Do lado da oposição, agora temos várias certezas também. Os partidários desse grupo de oposição haviam incutido a ideia de que Maria Corina não poderia vencer porque as estruturas eleitorais dos partidos tradicionais não permitiriam que ela o fizesse. Eles insistiram que a estrutura partidária da candidata era fraca e que, nessas circunstâncias, ela não conseguiria obter um número significativo de votos. O resultado das primárias mostrou que há uma profunda desconexão entre esses partidos políticos, seus formadores de opinião e o povo venezuelano. No momento em que escrevo esta análise, o segundo boletim da Comissão Nacional de Primárias registra 1,4 milhão de votos para Maria Corina, enquanto o segundo colocado, o candidato do histórico partido social-democrata Acción Democrática, tem apenas 70.000 votos. Em outras palavras, o partido que tinha a estrutura eleitoral mais poderosa, juntamente com os outros partidos tradicionais, mostrou que não a tem.

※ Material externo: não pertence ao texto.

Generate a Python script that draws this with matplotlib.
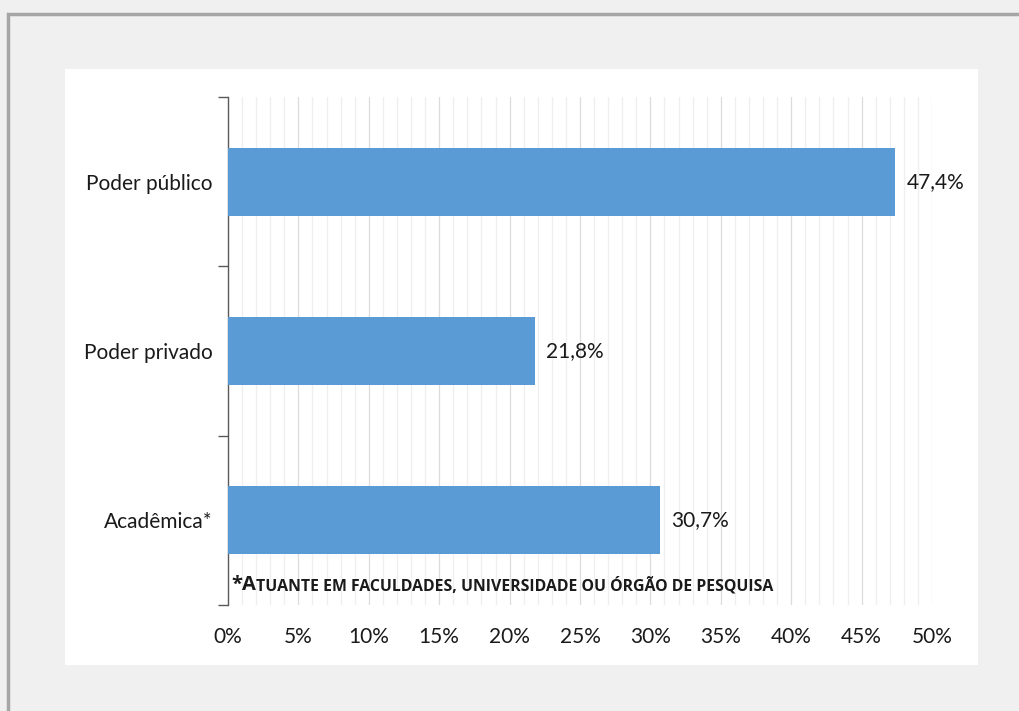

Em conclusão, as primárias destruíram a narrativa do chavismo e de sua oposição leal de que Maria Corina Machado propõe violência e radicalismo para o país. O povo venezuelano a apoiou porque é justamente seu discurso de reconciliação popular, seu projeto de prosperidade e sua atitude educada em relação à política, que coincidiram com o desejo dos venezuelanos de pôr fim à ditadura ou, em outras palavras, mudar o país requer uma mudança de atitude na liderança da oposição que se conecte com a mudança de atitude que os venezuelanos têm em relação à Venezuela de hoje. Seja qual for a ideologia, os venezuelanos no país querem trabalhar e ter uma vida melhor, querem uma vida boa e, para isso, é necessário sair do chavismo sem que isso signifique mais sofrimento para todos. Por essa razão, o chavismo poderia se dividir entre aquele que se torna mais radical para permanecer no poder e aquele que, para garantir a continuidade do chavismo como força política, decide se moderar e reconhecer que o povo venezuelano se cansou de 24 anos de opressão e desgoverno por parte deles.
Os novos desafios políticos são sustentados por essas certezas. Quais são eles? Que mais presos políticos sejam libertados; que Maria Corina vire elegível para ser a candidata da oposição; a capacidade da vencedora de alinhar as outras forças da oposição em sua estratégia; alinhar os interesses nacionais e internacionais para fazer com que o chavismo ceda e aceite a derrota; constituir a máquina eleitoral mais poderosa dentro e fora do país; permitir a participação da diáspora no processo eleitoral, abrindo o registro eleitoral e permitindo que ele passe por um processo de depuração; permitir que observadores internacionais participem da eleição na Venezuela; e, entre outras coisas, permitir a liberdade de expressão.
A oposição não é a mesma hoje, e o chavismo tampouco será o mesmo daqui para frente.